#### Task description:
Only the lines from the start of the data through the line containing "ax.xaxis.set_label_coords(0.502, -0.337)" should be written out, exactly as they are, with both ends included and the pictures left out.

#### Data segment:
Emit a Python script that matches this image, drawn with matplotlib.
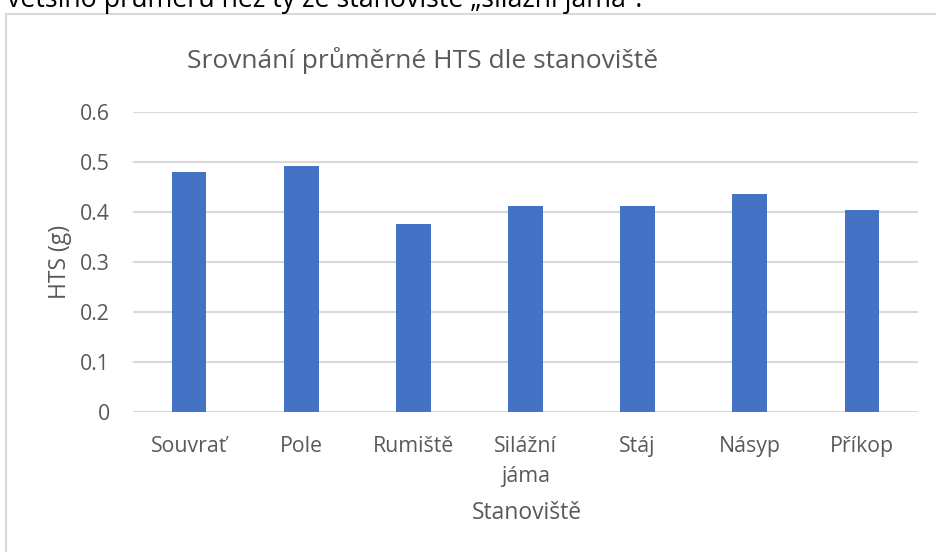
import matplotlib.pyplot as plt
from matplotlib.patches import Rectangle

# data
stanoviste = ['Souvrať', 'Pole', 'Rumiště', 'Silážní\njáma', 'Stáj', 'Násyp', 'Příkop']
hts = [0.480, 0.492, 0.377, 0.413, 0.413, 0.436, 0.405]
yticks = [0, 0.1, 0.2, 0.3, 0.4, 0.5, 0.6]

plt.rcParams['font.family'] = ['Open Sans', 'DejaVu Sans']

W, H = 936, 552
fig = plt.figure(figsize=(W / 100, H / 100), dpi=100)

# rámeček grafu (pravá a spodní hrana jsou mimo výřez)
fig.patches.append(Rectangle((6 / W, -0.1), 2, 1 - 14 / H + 0.1, transform=fig.transFigure,
                             fill=False, ec='#d9d9d9', lw=1.5))

# useknutý text nad grafem
fig.text(7 / W, 1 - 7 / H, 'většino průměru než ty ze stanoviště „silážní jáma“.',
         fontsize=19.3, color='black', ha='left', va='baseline')

ax = fig.add_axes([133 / W, 1 - 412 / H, (918 - 133) / W, 300 / H])
x = range(len(stanoviste))
ax.bar(x, hts, width=0.31, color='#4472C4', zorder=3)
ax.set_xlim(-0.5, len(stanoviste) - 0.5)
ax.set_ylim(0, 0.6)
ax.set_yticks(yticks)
ax.set_yticklabels(['0' if v == 0 else f'{v:.1f}' for v in yticks])
ax.set_xticks(list(x))
ax.set_xticklabels(stanoviste, linespacing=1.6)
ax.grid(axis='y', color='#d9d9d9', lw=1.5, zorder=0)
for s in ax.spines.values():
    s.set_visible(False)
ax.tick_params(axis='both', length=0, labelsize=15.3, colors='#595959')
ax.tick_params(axis='y', pad=16.5)
ax.tick_params(axis='x', pad=17)

ax.set_ylabel('HTS (g)', fontsize=16.5, color='#595959', va='center')
ax.yaxis.set_label_coords(-0.093, 0.5)
ax.set_xlabel('Stanoviště', fontsize=16.5, color='#595959', va='center')
ax.xaxis.set_label_coords(0.502, -0.337)

fig.text(423 / W, 1 - 60 / H, 'Srovnání průměrné HTS dle stanoviště',
         fontsize=19, color='#595959', ha='center', va='center')

fig.savefig('out.png', dpi=100)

#### Response to this exercise:
Emit a Python script that matches this image, drawn with matplotlib.
import matplotlib.pyplot as plt
from matplotlib.patches import Rectangle

# data
stanoviste = ['Souvrať', 'Pole', 'Rumiště', 'Silážní\njáma', 'Stáj', 'Násyp', 'Příkop']
hts = [0.480, 0.492, 0.377, 0.413, 0.413, 0.436, 0.405]
yticks = [0, 0.1, 0.2, 0.3, 0.4, 0.5, 0.6]

plt.rcParams['font.family'] = ['Open Sans', 'DejaVu Sans']

W, H = 936, 552
fig = plt.figure(figsize=(W / 100, H / 100), dpi=100)

# rámeček grafu (pravá a spodní hrana jsou mimo výřez)
fig.patches.append(Rectangle((6 / W, -0.1), 2, 1 - 14 / H + 0.1, transform=fig.transFigure,
                             fill=False, ec='#d9d9d9', lw=1.5))

# useknutý text nad grafem
fig.text(7 / W, 1 - 7 / H, 'většino průměru než ty ze stanoviště „silážní jáma“.',
         fontsize=19.3, color='black', ha='left', va='baseline')

ax = fig.add_axes([133 / W, 1 - 412 / H, (918 - 133) / W, 300 / H])
x = range(len(stanoviste))
ax.bar(x, hts, width=0.31, color='#4472C4', zorder=3)
ax.set_xlim(-0.5, len(stanoviste) - 0.5)
ax.set_ylim(0, 0.6)
ax.set_yticks(yticks)
ax.set_yticklabels(['0' if v == 0 else f'{v:.1f}' for v in yticks])
ax.set_xticks(list(x))
ax.set_xticklabels(stanoviste, linespacing=1.6)
ax.grid(axis='y', color='#d9d9d9', lw=1.5, zorder=0)
for s in ax.spines.values():
    s.set_visible(False)
ax.tick_params(axis='both', length=0, labelsize=15.3, colors='#595959')
ax.tick_params(axis='y', pad=16.5)
ax.tick_params(axis='x', pad=17)

ax.set_ylabel('HTS (g)', fontsize=16.5, color='#595959', va='center')
ax.yaxis.set_label_coords(-0.093, 0.5)
ax.set_xlabel('Stanoviště', fontsize=16.5, color='#595959', va='center')
ax.xaxis.set_label_coords(0.502, -0.337)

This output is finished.